These are just cute :lol:


----------



## SquiggyTheHedgie (Jul 26, 2011)

:3 Last bits...


----------



## shetland (Sep 2, 2008)

I just love Squiggy! That first sleepy time picture is so sweet. I just love his beep bop nose when he rests in your scarf. I especially like the picture where he splats and snoozes in his igloo doorway. Never enough pictures of Squiggy!


----------



## SquiggyTheHedgie (Jul 26, 2011)

Thanks shetland! You make Squiggy blush haha :lol:


----------



## Rainy (Jul 27, 2011)

Oh, I love this thread! Round of nose boops.....*boop* *boop* *boop* (oops, sorry. You got one too Pers!)  :lol:


----------



## SquiggyTheHedgie (Jul 26, 2011)

Rainy said:


> *boop* *boop* *boop* (oops, sorry. You got one too Pers!)


:lol:


----------



## SquiggyTheHedgie (Jul 26, 2011)




----------



## shetland (Sep 2, 2008)

I love the intensity of his expression in his latest pictures.

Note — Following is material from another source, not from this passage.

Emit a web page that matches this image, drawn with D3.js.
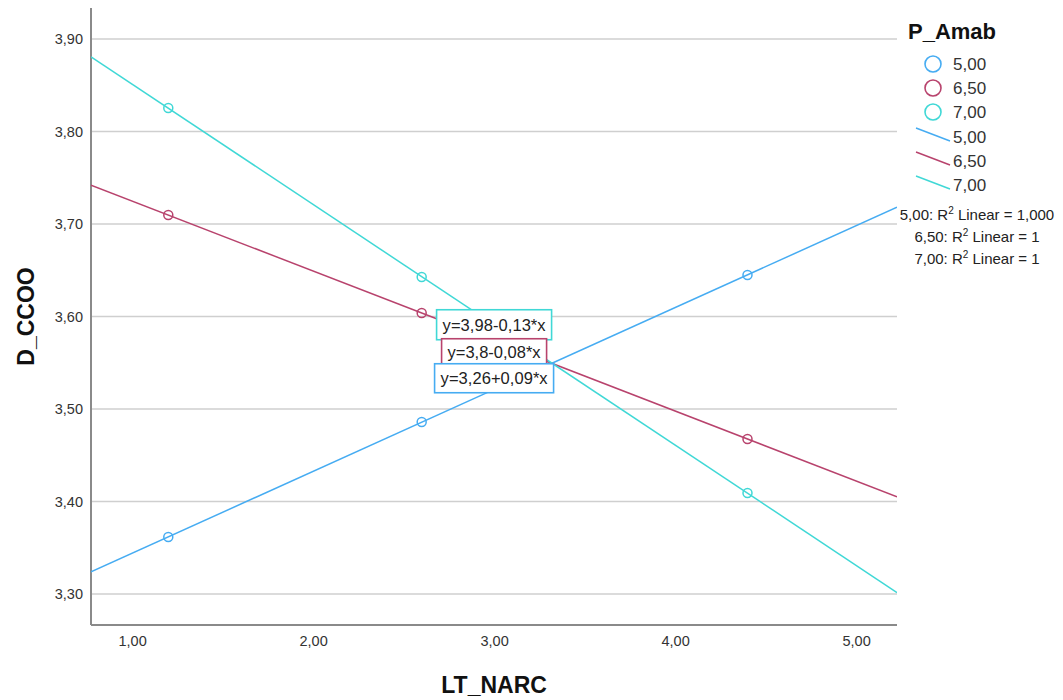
<!DOCTYPE html>
<html>
<head>
<meta charset="utf-8">
<script src="https://cdn.jsdelivr.net/npm/d3@7"></script>
<style>
  html, body { margin: 0; padding: 0; background: #fff; }
  svg { display: block; font-family: Arial, "Liberation Sans", sans-serif; }
</style>
</head>
<body>
<svg id="chart" width="1063" height="700"></svg>
<script>
// Groups of P_Amab and their observed means
const groups = ["5,00", "6,50", "7,00"];
const groupColors = ["#46acf2", "#b8436d", "#40d8d6"];
const xValues = [1.2, 2.6, 4.4];
const yValues5 = [3.3616, 3.4860, 3.6449];
const yValues65 = [3.7097, 3.6038, 3.4676];
const yValues7 = [3.8254, 3.6427, 3.4092];
const series = [yValues5, yValues65, yValues7];
const fitLabels = ["y=3,26+0,09*x", "y=3,8-0,08*x", "y=3,98-0,13*x"];
const r2Labels = ["1,000", "1", "1"];
const yTicks = [3.3, 3.4, 3.5, 3.6, 3.7, 3.8, 3.9];
const xTicks = [1, 2, 3, 4, 5];

const svg = d3.select("#chart");
const plot = { left: 91, right: 897, top: 8, bottom: 625 };

const x = d3.scaleLinear().domain([0.773, 5.226]).range([plot.left, plot.right]);
const y = d3.scaleLinear().domain([3.2665, 3.9335]).range([plot.bottom, plot.top]);
const fmt = v => d3.format(".2f")(v).replace(".", ",");

// least-squares fit for each group
function fit(xs, ys) {
  const mx = d3.mean(xs), my = d3.mean(ys);
  const b = d3.sum(xs, (xv, i) => (xv - mx) * (ys[i] - my)) / d3.sum(xs, xv => (xv - mx) ** 2);
  return { a: my - b * mx, b };
}
const fits = series.map(s => fit(xValues, s));

// horizontal gridlines
svg.append("g").selectAll("line").data(yTicks).join("line")
  .attr("x1", plot.left).attr("x2", plot.right)
  .attr("y1", d => y(d)).attr("y2", d => y(d))
  .attr("stroke", "#cfcfcf").attr("stroke-width", 1.6);

// axes
const yAxis = svg.append("g").attr("transform", `translate(${plot.left},0)`)
  .call(d3.axisLeft(y).tickValues(yTicks).tickFormat(fmt).tickSize(0).tickPadding(8));
const xAxis = svg.append("g").attr("transform", `translate(0,${plot.bottom})`)
  .call(d3.axisBottom(x).tickValues(xTicks).tickFormat(fmt).tickSize(0).tickPadding(11));
[yAxis, xAxis].forEach(g => {
  g.select(".domain").attr("stroke", "#8a8a8a").attr("stroke-width", 2);
  g.selectAll("text").attr("font-size", 14.5).attr("fill", "#333")
    .attr("font-family", "Arial, 'Liberation Sans', sans-serif");
});
yAxis.select(".domain").attr("d", `M0,${plot.bottom}V${plot.top}`);
xAxis.select(".domain").attr("d", `M${plot.left},0H${plot.right}`);

// fit lines clipped to the plot
svg.append("clipPath").attr("id", "clip").append("rect")
  .attr("x", plot.left).attr("y", plot.top)
  .attr("width", plot.right - plot.left).attr("height", plot.bottom - plot.top);
const lineG = svg.append("g").attr("clip-path", "url(#clip)");
const xd = x.domain();
fits.forEach((f, i) => {
  lineG.append("line")
    .attr("x1", x(xd[0])).attr("y1", y(f.a + f.b * xd[0]))
    .attr("x2", x(xd[1])).attr("y2", y(f.a + f.b * xd[1]))
    .attr("stroke", groupColors[i]).attr("stroke-width", 1.5);
});

// observed points
series.forEach((s, i) => {
  svg.append("g").selectAll("circle").data(s).join("circle")
    .attr("cx", (d, j) => x(xValues[j])).attr("cy", d => y(d))
    .attr("r", 4.5).attr("fill", "none")
    .attr("stroke", groupColors[i]).attr("stroke-width", 1.5);
});

// equation boxes, stacked down from the top line at x = 3
const boxX = x(3);
const boxW = [119, 105, 115];
const boxH = [29, 26, 30];
const order = [2, 1, 0];
let cursor = y(fits[2].a + fits[2].b * 3) - boxH[2] / 2;
order.forEach(i => {
  const g = svg.append("g");
  g.append("rect")
    .attr("x", boxX - boxW[i] / 2).attr("y", cursor)
    .attr("width", boxW[i]).attr("height", boxH[i])
    .attr("fill", "#fff").attr("stroke", groupColors[i]).attr("stroke-width", 1.6);
  g.append("text").attr("x", boxX).attr("y", cursor + boxH[i] / 2 + 6)
    .attr("text-anchor", "middle").attr("font-size", 16.5).attr("fill", "#222")
    .attr("textLength", boxW[i] - 12).attr("lengthAdjust", "spacing")
    .text(fitLabels[i]);
  cursor += boxH[i] - 1;
});

// axis titles
svg.append("text").attr("x", x(3)).attr("y", 693)
  .attr("text-anchor", "middle").attr("font-size", 23).attr("font-weight", "bold")
  .attr("fill", "#111").text("LT_NARC");
svg.append("text").attr("transform", `translate(34,${(plot.top + plot.bottom) / 2}) rotate(-90)`)
  .attr("text-anchor", "middle").attr("font-size", 23).attr("font-weight", "bold")
  .attr("fill", "#111").text("D_CCOO");

// legend
const leg = svg.append("g");
leg.append("text").attr("x", 908).attr("y", 39).attr("font-size", 22)
  .attr("font-weight", "bold").attr("fill", "#111").text("P_Amab");
groups.forEach((gname, i) => {
  const cy = 64 + i * 24;
  leg.append("circle").attr("cx", 933).attr("cy", cy).attr("r", 8)
    .attr("fill", "none").attr("stroke", groupColors[i]).attr("stroke-width", 1.6);
  leg.append("text").attr("x", 953).attr("y", cy + 6).attr("font-size", 17)
    .attr("fill", "#333").text(gname);
});
groups.forEach((gname, i) => {
  const cy = 137 + i * 24;
  leg.append("line").attr("x1", 916).attr("y1", cy - 9).attr("x2", 950).attr("y2", cy + 4)
    .attr("stroke", groupColors[i]).attr("stroke-width", 1.5);
  leg.append("text").attr("x", 953).attr("y", cy + 6).attr("font-size", 17)
    .attr("fill", "#333").text(gname);
});
groups.forEach((gname, i) => {
  const t = leg.append("text").attr("x", 977).attr("y", 220 + i * 22)
    .attr("text-anchor", "middle").attr("font-size", 15).attr("fill", "#222");
  t.append("tspan").text(gname + ": R");
  t.append("tspan").attr("font-size", 10).attr("dy", -6).text("2");
  t.append("tspan").attr("dy", 6).text(" Linear = " + r2Labels[i]);
});
</script>
</body>
</html>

Also, it looks like the light is reflecting right through his sweet pink ears. I love his little hand!!!!


----------



## SquiggyTheHedgie (Jul 26, 2011)




----------



## hanhan27 (May 12, 2011)

:lol: :lol: I love that first picture of him with the donut! What a goober. "I know I look uncomfortable and grumpy, but I am TRYING to sleep here!"


----------



## SquiggyTheHedgie (Jul 26, 2011)

Been a while, but hes kinda hard to catch pictures of :lol: Here are a few oldies I havent remembered to put up til now


----------



## shetland (Sep 2, 2008)

I just love that second sleepy picture!!!


----------



## SquiggyTheHedgie (Jul 26, 2011)

Wow, its been months since I updated this! Shame on me :lol:

So I brought out Squiggy so he could have some fun and explore while I fold clean laundry. Well...guess what he found!


----------



## SquiggyTheHedgie (Jul 26, 2011)

:? Awww, no love for Squiggy?


----------



## ashjac18 (May 18, 2012)

Ahahaha panty thief, so cute.
Love the name!


----------



## Tabi (Jun 24, 2012)

Oh my god, I laughed so hard at the panty thieving that I couldn't breathe. TOO CUTE :lol:


----------



## SquiggyTheHedgie (Jul 26, 2011)

Been a while since I added stuff to Squiggys photo thread, not since the panty incident :lol:


----------



## shetland (Sep 2, 2008)

He is such a little doll. Seems to like hanging out under his wheel.


----------



## SpiritWolves1 (Apr 5, 2012)

_ LOL!! I just saw this and his name!! We had a goat named squiggy!! Haha that's awesome!


----------



## SquiggyTheHedgie (Jul 26, 2011)

Due to some very personal problems, I will not be able to do updates here for Squiggy. I'm having a very rough time in my life right now and I need time to recover. I'll be lurking on here for cute photos when I need something to cheer me up, but thats all I can do for the moment. Thanks to everyone for your understanding,


----------